Ci sono stati due momenti importanti in questa scelta. Da studente universitario avevo ambizioni chirugiche, ma dopo un tirocinio in ematologia nel laboratorio della Professoressa Cristina Mecucci, ho scoperto quanto fosse affascinante capire la causa delle malattie dei nostri pazienti e quanto questo permetta di sviluppare nuove cure. Da quel momento mi sono dedicato all’ematologia e al suo studio. In seguito, durante i miei anni di specializzazione, ho conosciuto “R”, un ragazzo introverso affetto da leucemia che se ne è andato combattendo e soffrendo. Eravamo amici. Un’amicizia atipica perchè figlia della sua condizione di malato e della mia di medico che non lo mollava un istante, ma un’amicizia vera. Mi sono quindi detto che non mi sarei accontentato, che avrei dovuto fare di più.

2. Cosa significa AIRC per te?

Per me AIRC significa Sostegno, Coraggio e Passione. Sostegno a noi ricercatori e ai pazienti affetti da cancro. Coraggio di fornire opportunità reali a chi promette impegno, ma non sa dove può arrivare. Passione per la ricerca, la scienza e la cura.

3. Quale è stata la più grande soddisfazione che fare il ricercatore ti ha portato nella vita?

Spero quella che verrà. Per adesso, però, è per me enorme soddisfazione aver realizzato che anche il mio impegno può essere apprezzato e può essere utile nel mondo della ricerca. Il sostegno di AIRC ne è la più grande prova.

4. Quale è stato il momento più significativo della tua esperienza alla Stanford University?

Difficile scegliere, perchè l’esperienza a Stanford è stata estremamente formativa e intensa per cui ancora oggi a volte ho una grande nostalgia. In ogni caso ne approfitto e rispondo con due momenti, uno professionale e uno che riguarda la famiglia. Quello professionale è stato il mio ultimo seminario di laboratorio dove ho capito che avevo prodotto lavori importanti, ma dove ho anche capito che avevo imparato molto. Quello familiare è stato condividere con mia moglie Sabrina l’arrivo dei nostri due fantastici piccoli Leonardo Emanuele e Lavinia Rosa.

5. Cosa hai portato in Italia di questo periodo vissuto all’estero?

Personalmente l’esperienza all’estero, oltre che accrescere le mie conoscenze scientifiche e tecniche nel mio ambito di ricerca, mi ha permesso di aprire gli orizzonti e apprezzare punti di vista differenti. Ha cambiato il mio modo di osservare persone e metodi.
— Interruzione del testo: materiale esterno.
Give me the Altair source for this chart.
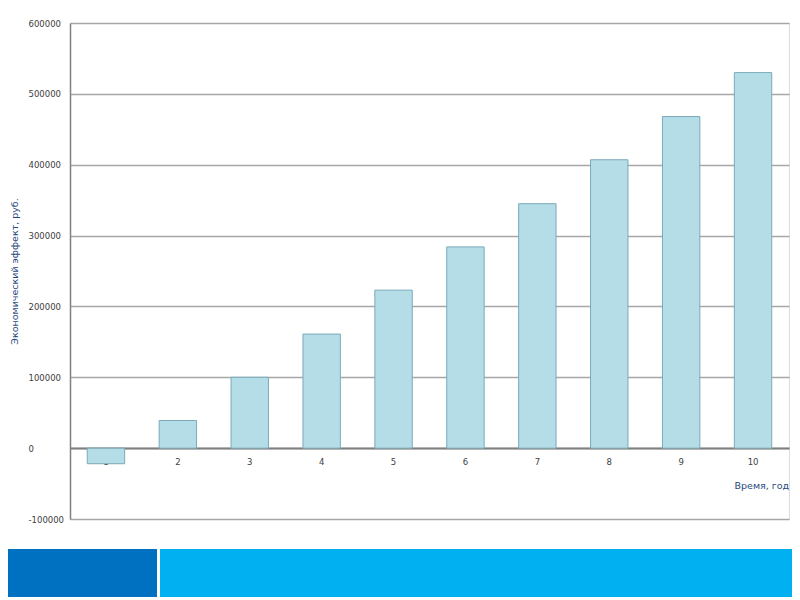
import altair as alt
import pandas as pd

years = [1, 2, 3, 4, 5, 6, 7, 8, 9, 10]
effect = [-22000, 39000, 100000, 161000, 223000, 284000, 345000, 407000, 468000, 530000]
y_ticks = [-100000, 0, 100000, 200000, 300000, 400000, 500000, 600000]

footer_colors = ["#0070c0", "#00b0f0"]

df = pd.DataFrame({"year": years, "effect": effect})

W, H = 719, 496

bars = alt.Chart(df).mark_bar(
    fill="#b4dde8", stroke="#7aaab8", strokeWidth=1
).encode(
    x=alt.X("year:O", title="Время, год",
            scale=alt.Scale(paddingInner=0.48, paddingOuter=0.24),
            axis=alt.Axis(
                offset=-71, labelAngle=0, ticks=False, grid=False,
                domainColor="#808080", domainWidth=2,
                labelFont="DejaVu Sans", labelFontSize=8.5, labelColor="#404040",
                labelPadding=9, zindex=0,
                titleFont="DejaVu Sans", titleFontSize=9.5, titleFontWeight="normal",
                titleColor="#1f497d", titleAlign="left", titleAnchor="start",
                titleX=664, titleY=37, titleBaseline="middle",
            )),
    y=alt.Y("effect:Q", title="Экономический эффект, руб.",
            scale=alt.Scale(domain=[-100000, 600000], nice=False),
            axis=alt.Axis(
                values=y_ticks, labelExpr="toString(datum.value)", ticks=False,
                domainColor="#808080", domainWidth=1.5,
                gridColor="#a6a6a6", gridWidth=1.5,
                labelFont="DejaVu Sans", labelFontSize=8.5, labelColor="#404040",
                labelAlign="left", labelPadding=42,
                titleFont="DejaVu Sans", titleFontSize=9.5, titleFontWeight="normal",
                titleColor="#1f497d", titleX=-56, titleBaseline="middle",
            )),
)

footer_df = pd.DataFrame({"part": ["a", "b"], "color": footer_colors})
footer_a = alt.Chart(footer_df.iloc[[0]]).mark_rect(clip=False).encode(
    x=alt.value(-62), x2=alt.value(87), y=alt.value(526), y2=alt.value(575),
    color=alt.Color("color:N", scale=None),
)
footer_b = alt.Chart(footer_df.iloc[[1]]).mark_rect(clip=False).encode(
    x=alt.value(90), x2=alt.value(730), y=alt.value(526), y2=alt.value(575),
    color=alt.Color("color:N", scale=None),
)

chart = alt.layer(bars, footer_a, footer_b).properties(
    width=W, height=H,
    autosize=alt.AutoSizeParams(type="none"),
    padding={"left": 62, "top": 15, "right": 3, "bottom": 78},
).configure_view(stroke=None).configure(background="white")

chart.save("out.html", embed_options={"renderer": "svg", "actions": False})
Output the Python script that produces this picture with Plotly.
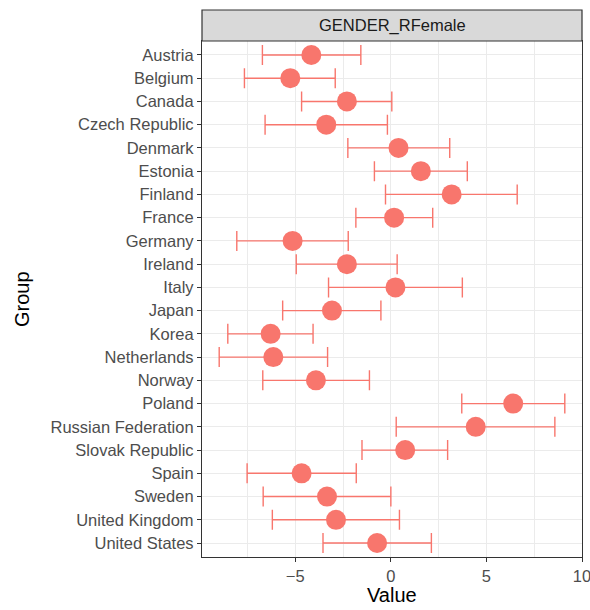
import plotly.graph_objects as go

groups = ["Austria", "Belgium", "Canada", "Czech Republic", "Denmark", "Estonia",
          "Finland", "France", "Germany", "Ireland", "Italy", "Japan", "Korea",
          "Netherlands", "Norway", "Poland", "Russian Federation", "Slovak Republic",
          "Spain", "Sweden", "United Kingdom", "United States"]
estimate = [-4.16, -5.26, -2.30, -3.38, 0.40, 1.57, 3.18, 0.17, -5.14, -2.30, 0.24,
            -3.08, -6.29, -6.15, -3.92, 6.40, 4.44, 0.75, -4.67, -3.34, -2.87, -0.72]
lower = [-6.72, -7.66, -4.67, -6.58, -2.25, -0.86, -0.28, -1.83, -8.06, -4.95, -3.26,
         -5.66, -8.53, -8.98, -6.70, 3.71, 0.28, -1.51, -7.52, -6.68, -6.20, -3.55]
upper = [-1.57, -2.91, 0.05, -0.18, 3.08, 4.00, 6.61, 2.19, -2.23, 0.33, 3.74,
         -0.52, -4.07, -3.31, -1.12, 9.10, 8.58, 2.97, -1.81, 0.00, 0.45, 2.12]
x_ticks = [-5, 0, 5, 10]
strip_label = "GENDER_RFemale"

COL = "#F8766D"
FONT = "Liberation Sans, Arial, Helvetica, sans-serif"

fig = go.Figure()
fig.add_trace(go.Scatter(
    x=estimate, y=groups, mode="markers",
    marker=dict(color=COL, size=20, line=dict(width=0)),
    error_x=dict(type="data", symmetric=False,
                 array=[u - e for u, e in zip(upper, estimate)],
                 arrayminus=[e - l for e, l in zip(estimate, lower)],
                 color=COL, thickness=1.4, width=10),
    showlegend=False,
))

W, H = 590, 610
ml, mr, mt, mb = 202, 8, 41, 53
ph = H - mt - mb
pw = W - ml - mr

fig.update_layout(
    width=W, height=H,
    margin=dict(l=ml, r=mr, t=mt, b=mb),
    paper_bgcolor="white", plot_bgcolor="white",
    font=dict(family=FONT),
    xaxis=dict(
        range=[-9.88, 10.0], tickvals=x_ticks, ticktext=["\u22125", "0", "5", "10"],
        ticklabeloverflow="allow", automargin=False,
        showgrid=True, gridcolor="#EBEBEB", gridwidth=1.3,
        minor=dict(tickvals=[-7.5, -2.5, 2.5, 7.5], showgrid=True, gridcolor="#EBEBEB", gridwidth=0.7),
        zeroline=False, showline=True, linecolor="#333333", linewidth=1.2, mirror=True,
        ticks="outside", ticklen=4, tickcolor="#333333", tickwidth=1.1,
        tickfont=dict(size=16.5, color="#4D4D4D", family=FONT),
    ),
    yaxis=dict(
        type="category", categoryorder="array", categoryarray=groups,
        range=[len(groups) - 1 + 0.6, -0.6], automargin=False,
        showgrid=True, gridcolor="#EBEBEB", gridwidth=1.3,
        zeroline=False, showline=True, linecolor="#333333", linewidth=1.2, mirror=True,
        ticks="outside", ticklen=4, tickcolor="#333333", tickwidth=1.1,
        tickfont=dict(size=16.5, color="#4D4D4D", family=FONT),
    ),
)

strip_h = 31 / ph
fig.add_shape(type="rect", xref="paper", yref="paper", x0=0, x1=1, y0=1, y1=1 + strip_h,
              fillcolor="#D9D9D9", line=dict(color="#333333", width=1.2), layer="above")
fig.add_annotation(text=strip_label, xref="paper", yref="paper", x=0.5, y=1 + strip_h / 2,
                   showarrow=False, font=dict(size=16.5, color="#1A1A1A", family=FONT),
                   xanchor="center", yanchor="middle")
fig.add_annotation(text="Value", xref="paper", yref="paper", x=0.5, y=-(595 - (mt + ph)) / ph,
                   showarrow=False, font=dict(size=20, color="black", family=FONT),
                   xanchor="center", yanchor="middle")
fig.add_annotation(text="Group", xref="paper", yref="paper", x=-(ml - 22) / pw, y=0.5,
                   showarrow=False, textangle=-90, font=dict(size=20, color="black", family=FONT),
                   xanchor="center", yanchor="middle")

fig.write_html("out.html")
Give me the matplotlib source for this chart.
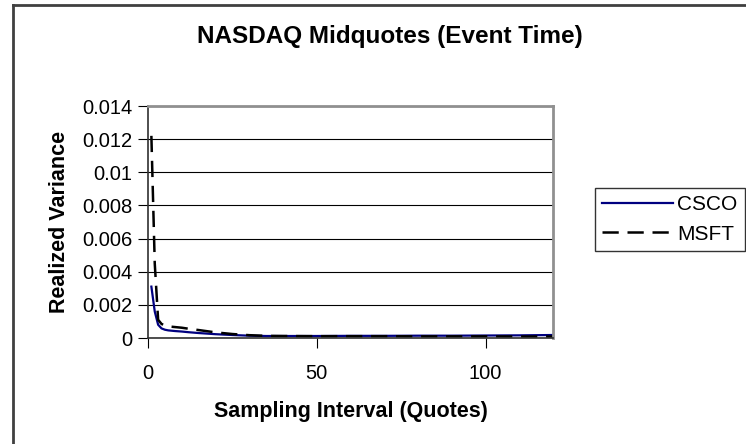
import numpy as np
import matplotlib.pyplot as plt
from matplotlib.lines import Line2D

plt.rcParams['font.family'] = ['Liberation Sans', 'DejaVu Sans']

# Sampling interval (quotes)
intervals = [1, 2, 3, 4, 5, 6, 8, 10, 12, 15, 20, 25, 30, 35, 40, 50, 60, 70, 80, 90, 100, 110, 120]
csco = [0.0031, 0.0016, 0.0008, 0.00058, 0.0005, 0.00046, 0.00042, 0.00039, 0.00035, 0.0003,
        0.00023, 0.00018, 0.00014, 0.00012, 0.00012, 0.00012, 0.00013, 0.00013, 0.00014,
        0.00014, 0.00015, 0.00016, 0.00018]
msft = [0.0122, 0.0045, 0.0011, 0.00085, 0.00075, 0.0007, 0.00066, 0.00062, 0.00056, 0.00048,
        0.00034, 0.00024, 0.00017, 0.00013, 0.00012, 0.00011, 0.00011, 0.00011, 0.0001,
        0.0001, 0.0001, 0.00009, 0.00009]

W, H = 746, 444
fig = plt.figure(figsize=(W / 100, H / 100), dpi=100)
ax = fig.add_axes([148 / W, 1 - 338 / H, (553 - 148) / W, (338 - 106) / H])

ax.plot(intervals, csco, color='#000080', lw=1.6, label='CSCO')
ax.plot(intervals, msft, color='black', lw=1.8, ls=(0, (6.5, 3.5)), label='MSFT')

ax.set_xlim(0, 120)
ax.set_ylim(0, 0.014)
ax.set_xticks([0, 50, 100])
ax.set_yticks(np.arange(0, 0.0141, 0.002))
ax.set_yticklabels(['0', '0.002', '0.004', '0.006', '0.008', '0.01', '0.012', '0.014'])
ax.grid(axis='y', color='black', lw=0.8)
ax.set_axisbelow(True)
for side in ['top', 'right']:
    ax.spines[side].set_color('#909090')
    ax.spines[side].set_linewidth(2)
for side in ['left', 'bottom']:
    ax.spines[side].set_color('#303030')
    ax.spines[side].set_linewidth(1.2)
ax.tick_params(direction='out', length=7, labelsize=14.5, color='black', pad=4)
ax.tick_params(axis='x', pad=12)

ax.set_xlabel('Sampling Interval (Quotes)', fontsize=15.5, fontweight='bold', labelpad=13)
ax.set_ylabel('Realized Variance', fontsize=15.5, fontweight='bold', labelpad=9)
fig.text(390 / W, 1 - 36 / H, 'NASDAQ Midquotes (Event Time)', ha='center', va='center',
         fontsize=17.5, fontweight='bold')

leg = fig.legend(loc='upper left', bbox_to_anchor=(595 / W, 1 - 188 / H), fontsize=15,
                 frameon=True, fancybox=False, edgecolor='black', handlelength=3.4,
                 handletextpad=0.2, borderpad=0.35, labelspacing=0.5, borderaxespad=0)
leg.get_frame().set_linewidth(1)

# outer chart border (only top and left visible in the crop)
fig.add_artist(Line2D([13 / W, 1], [1 - 5 / H, 1 - 5 / H], transform=fig.transFigure,
                      color='#404040', lw=2))
fig.add_artist(Line2D([13 / W, 13 / W], [0, 1 - 5 / H], transform=fig.transFigure,
                      color='#404040', lw=2))

fig.savefig('out.png', dpi=100)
Spero quindi che queste acquisizioni possano essere un mezzo utile nell’affrontare i futuri ostacoli nella ricerca.

6. Quanto è stato emozionante ritornare nell’Università dove hai conseguito laurea e dottorato?

Per me è stato come tornare a casa. In questa Università sono cresciuto ed ho coltivato la mia passione per la ricerca. Sono pertanto incredibilmente orgoglioso di esserne oggi parte e di poter svolgere qui la mia attività.
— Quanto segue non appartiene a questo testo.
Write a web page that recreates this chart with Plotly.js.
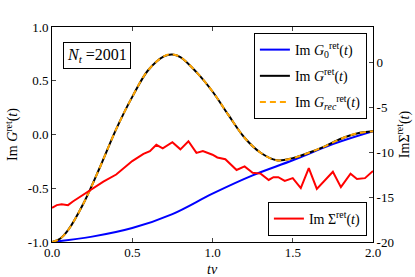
<!DOCTYPE html>
<html><head><meta charset="utf-8">
<script src="https://cdn.plot.ly/plotly-3.0.1.min.js"></script>
<style>html,body{margin:0;padding:0;background:#fff;}</style>
</head><body><div id="plot" style="width:415px;height:277px;"></div>
<script>
// Im G0^ret(t)
const tG0 = [0.0, 0.25, 0.5, 0.75, 1.0, 1.25, 1.5, 1.75, 2.0];
const vG0 = [-1.0, -0.95, -0.87, -0.74, -0.55, -0.38, -0.24, -0.09, 0.03];
// Im G^ret(t) and reconstructed
const tG = [0.0, 0.05, 0.1, 0.2, 0.3, 0.4, 0.5, 0.6, 0.7, 0.75, 0.8, 0.9, 1.0, 1.1, 1.2, 1.3, 1.4, 1.5, 1.6, 1.7, 1.8, 1.9, 2.0];
const vG = [-1.0, -0.97, -0.89, -0.63, -0.30, 0.05, 0.35, 0.60, 0.73, 0.745, 0.72, 0.58, 0.40, 0.18, -0.03, -0.17, -0.24, -0.22, -0.17, -0.11, -0.04, 0.01, 0.03];
const vGrec = [-1.0, -0.97, -0.89, -0.63, -0.30, 0.05, 0.35, 0.60, 0.73, 0.745, 0.72, 0.58, 0.40, 0.18, -0.03, -0.17, -0.24, -0.22, -0.17, -0.11, -0.04, 0.01, 0.03];
// Im Sigma^ret(t)
const tS = [0.00, 0.03, 0.06, 0.10, 0.13, 0.19, 0.26, 0.32, 0.40, 0.45, 0.50, 0.57, 0.61, 0.65, 0.69, 0.75, 0.80, 0.85, 0.90, 0.94, 1.00, 1.03, 1.08, 1.15, 1.20, 1.25, 1.30, 1.35, 1.38, 1.41, 1.45, 1.50, 1.55, 1.60, 1.65, 1.75, 1.80, 1.86, 1.90, 1.95, 2.00];
const vS = [-16.2, -15.9, -15.8, -15.9, -15.5, -14.8, -14.0, -13.3, -12.5, -11.8, -11.0, -10.2, -9.9, -9.2, -9.6, -8.9, -9.7, -8.8, -10.1, -9.9, -10.3, -10.6, -10.8, -12.0, -11.6, -12.3, -12.4, -13.1, -12.8, -12.8, -13.2, -12.9, -14.0, -11.8, -14.1, -12.2, -13.9, -12.4, -13.0, -12.9, -12.1];

const xTicks = [0, 0.5, 1.0, 1.5, 2.0];
const xTickText = ["0.0", "0.5", "1.0", "1.5", "2.0"];
const yTicks = [-1.0, -0.5, 0.0, 0.5, 1.0];
const yTickText = ["-1.0", "-0.5", "0.0", "0.5", "1.0"];
const y2Ticks = [-20, -15, -10, -5, 0];
const y2TickText = ["-20", "-15", "-10", "-5", "0"];

const F = '"Liberation Serif", serif';

const traces = [
  {x: tG0, y: vG0, type: 'scatter', mode: 'lines', line: {color: '#0000ff', width: 2, shape: 'spline'},
   name: 'Im <i>G</i><sub>0</sub><sup>ret</sup>(<i>t</i>)', legend: 'legend', legendgroup: 'a'},
  {x: tG, y: vG, type: 'scatter', mode: 'lines', line: {color: '#000000', width: 2, shape: 'spline'},
   name: 'Im <i>G</i><sup>ret</sup>(<i>t</i>)', legend: 'legend', legendgroup: 'b'},
  {x: tG, y: vGrec, type: 'scatter', mode: 'lines', line: {color: '#ffa500', width: 2, shape: 'spline', dash: '6px,4px'},
   name: 'Im <i>G</i><sub><i>rec</i></sub><sup>ret</sup>(<i>t</i>)', legend: 'legend', legendgroup: 'c'},
  {x: tS, y: vS, type: 'scatter', mode: 'lines', yaxis: 'y2', line: {color: '#ff0000', width: 2},
   name: 'Im Σ<sup>ret</sup>(<i>t</i>)', legend: 'legend2', legendgroup: 'd'}
];

const layout = {
  width: 415, height: 277,
  margin: {l: 52, r: 42, t: 27, b: 35},
  paper_bgcolor: '#fff', plot_bgcolor: '#fff',
  font: {family: F, size: 13, color: '#000'},
  showlegend: true,
  xaxis: {range: [0, 2], tickvals: xTicks, ticktext: xTickText, ticks: 'inside', ticklen: 4,
          showline: true, linecolor: '#000', linewidth: 1, mirror: 'ticks', showgrid: false, zeroline: false,
          tickfont: {family: F, size: 13}, ticklabelstandoff: -2},
  yaxis: {range: [-1, 1], tickvals: yTicks, ticktext: yTickText, ticks: 'inside', ticklen: 4,
          showline: true, linecolor: '#000', linewidth: 1, mirror: true, showgrid: false, zeroline: false,
          tickfont: {family: F, size: 13},
          title: {text: 'Im <i>G</i><sup>ret</sup>(<i>t</i>)', font: {family: F, size: 14}, standoff: 6}},
  yaxis2: {range: [-20, 3.9], tickvals: y2Ticks, ticktext: y2TickText, overlaying: 'y', side: 'right',
           ticks: 'inside', ticklen: 4, showline: true, linecolor: '#000', linewidth: 1,
           showgrid: false, zeroline: false, tickfont: {family: F, size: 13},
           title: {text: 'ImΣ<sup>ret</sup>(<i>t</i>)', font: {family: F, size: 14}, standoff: 2}},
  legend: {x: 0.981, y: 0.972, xanchor: 'right', yanchor: 'top', bgcolor: '#fff',
           bordercolor: '#000', borderwidth: 1, font: {family: F, size: 14}, itemwidth: 30, tracegroupgap: 5},
  legend2: {x: 0.981, y: 0.028, xanchor: 'right', yanchor: 'bottom', bgcolor: '#fff',
            bordercolor: '#000', borderwidth: 1, font: {family: F, size: 14}, itemwidth: 30},
  annotations: [
    {xref: 'paper', yref: 'paper', x: 0.5, y: 0.93, xanchor: 'left', yanchor: 'top', visible: false,
     text: '', showarrow: false},
    {xref: 'paper', yref: 'paper', x: 0.034, y: 0.93, xanchor: 'left', yanchor: 'top',
     text: '<i>N<sub>t</sub></i> =2001', showarrow: false, bordercolor: '#000', borderwidth: 1,
     borderpad: 3, bgcolor: '#fff', font: {family: F, size: 16}},
    {xref: 'paper', yref: 'paper', x: 0.5, y: -0.127, xanchor: 'center', yanchor: 'middle',
     text: '<i>tv</i>', showarrow: false, font: {family: F, size: 14}}
  ]
};

Plotly.newPlot('plot', traces, layout, {displayModeBar: false, staticPlot: true});
</script>
</body></html>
7. Quando parli del tuo lavoro ai tuoi figli che parole usi? Cosa gli racconti?

I miei figli compieranno 4 e 2 anni tra poco, ma chiaramente già realizzano che il papà lavora e che va ad aiutare le persone malate. Racconto loro degli strumenti che uso come il microscopio e mostro loro guanti e provette. Il “grande” è curioso e chiede perchè, lui vuole far “il dottore degli animali”. La “piccola” mi abbraccia prima di partire e credo che già capisca che per la nostra famiglia è importante.

8. Se dovessi definire il concetto di In Viaggio con la Ricerca, per quello che ha significato per te, come lo esprimeresti?

Andare oltre i confini geografici e della scienza. Viaggiare da ricercatore significa apprendere nuove tecniche, sviluppare nuovi stimoli e scoprire come l’obiettivo di migliorare la cura del cancro sia comune a tanti giovani di diverse nazioni ma con grandi capacità, giovani con cui lavorare è una vera occasione di crescita professionale e personale.

9. Cosa consiglieresti a chi oggi sceglie di essere un ricercatore?

Di seguire la passione che lo ha portato a questa scelta. Di non guardare lingua o confini. Di cercare di convincere chi lo ama e chi gli sta accanto che ne vale la pena. Potrebbe non avere successo e non fare una grande carriera, ma ne uscirà comunque ricco e si sentirà vivo.

10. Quale è la domanda che avresti desiderato e quale risposta mi avresti dato?

Come vorresti che fosse il tuo futuro da ricercatore? Emozionante e ricco come lo è stato fino adesso… e se possibile impreziosito da qualche altro piccolo contributo alla conoscenza scientifica e alla cura dei nostri pazienti.